In 2011, Samsung Mobile launched a program called Samsung For Enterprise (SAFE), which added basic security to mobile devices used in corporate settings. But that initial effort to curry favor with IT departments didn't go far enough to meet enterprise needs, so last year Samsung announced the Knox program to build in more advanced security.
- Company: Samsung Electronics Co.
- Headquarters: Seoul, South Korea
- Employees: 369,000
- 2013 Revenue: $213 billion
- CEO: Oh-Hyun Kwon
- What They Do: Samsung Electronics is a huge conglomerate that includes the Samsung Mobile business unit, which offers smartphones, smart watches, tablets and related software in a vigorous battle with Apple for mobile dominance.
Knox 1.0 included a security-enhanced version of Android, for example, and created an isolated "container" that separates work data from personal data. In February, Samsung announced Knox 2.0, which gives IT shops cloud-based purchasing and control of Samsung services and apps, and offers a Knox Marketplace of 150 business-class apps.
"We have taken a comprehensive approach, differentiating our offerings and making sure that they all work together to meet the needs of our customers," says Nick Rea, vice president of technical solutions at Samsung Mobile's Business Innovations Group.
Still Trailing iOS in the Enterprise
Samsung's smartphones and tablets -- popular in the consumer market -- are slipping into enterprises through bring-your-own-device (BYOD) programs. But becoming a major enterprise player will be a long journey for the Korean consumer electronics giant.
Studies show that Samsung is the leading maker of Android devices used in the enterprise, but Android devices are still far outnumbered by Apple iOS products in the workplace.

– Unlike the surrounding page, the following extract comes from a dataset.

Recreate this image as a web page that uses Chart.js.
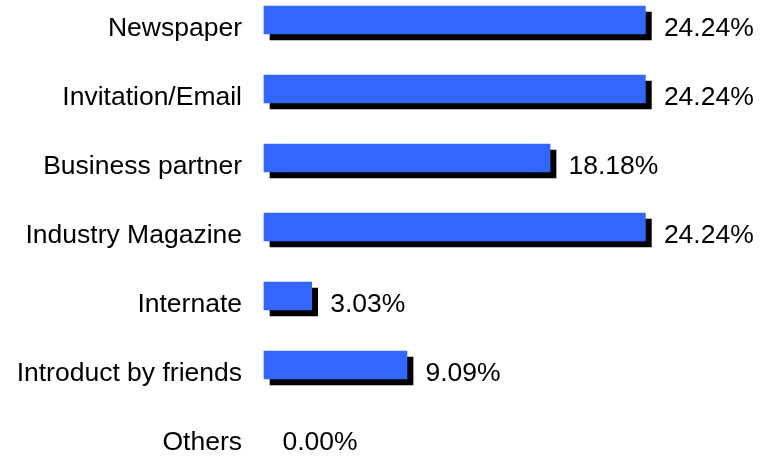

Samsung's enterprise push has been most successful when people are allowed to choose their own smartphone for work, rather than when enterprises buy smartphones or tablets for their employees, says ABI Research analyst Jason McNicol.
Corporate IT buyers are concerned about Android security, an issue Samsung is tackling through its SAFE and Knox programs. "The SAFE devices [are] for more casual users, someone who is checking calendar, contacts and email. Knox is going to be for your more security-driven enterprise," such as companies in the financial-services, government and healthcare industries, McNicol says.
"This was Samsung's first time doing it. It has a lack of experience [in the enterprise], and it's going to take time to gather that experience. So the question is, How quickly they can improve?" he says.
Samsung in Battle for the Mobile Enterprise
After the long-delayed and underwhelming rollout of Knox 1.0, Samsung still has to prove that it can release high-quality products in a timely manner, McNicol says. If it can do that, enterprises will start trusting the company, says Steve Chong, manager of mobility and collaboration at Union Bank.
Some of the bank's employees use Samsung Galaxy smartphones in a BYOD program, managed with software from Good Technology, a mobile device management (MDM) vendor.
Samsung says Knox is being rapidly adopted at a rate of 7,000 activated devices per day, on average.
Forrester Research analyst Henning Dransfeld, in a blog post, gives Samsung credit "for consolidating the fragmented Android OS landscape and turning it into a secure enterprise proposition." But he cautions that Samsung's strategy is "based on additional monthly license fees which cost more than MDM," and concludes that "they have a battle on their hands to calm fears about vendor lock-in."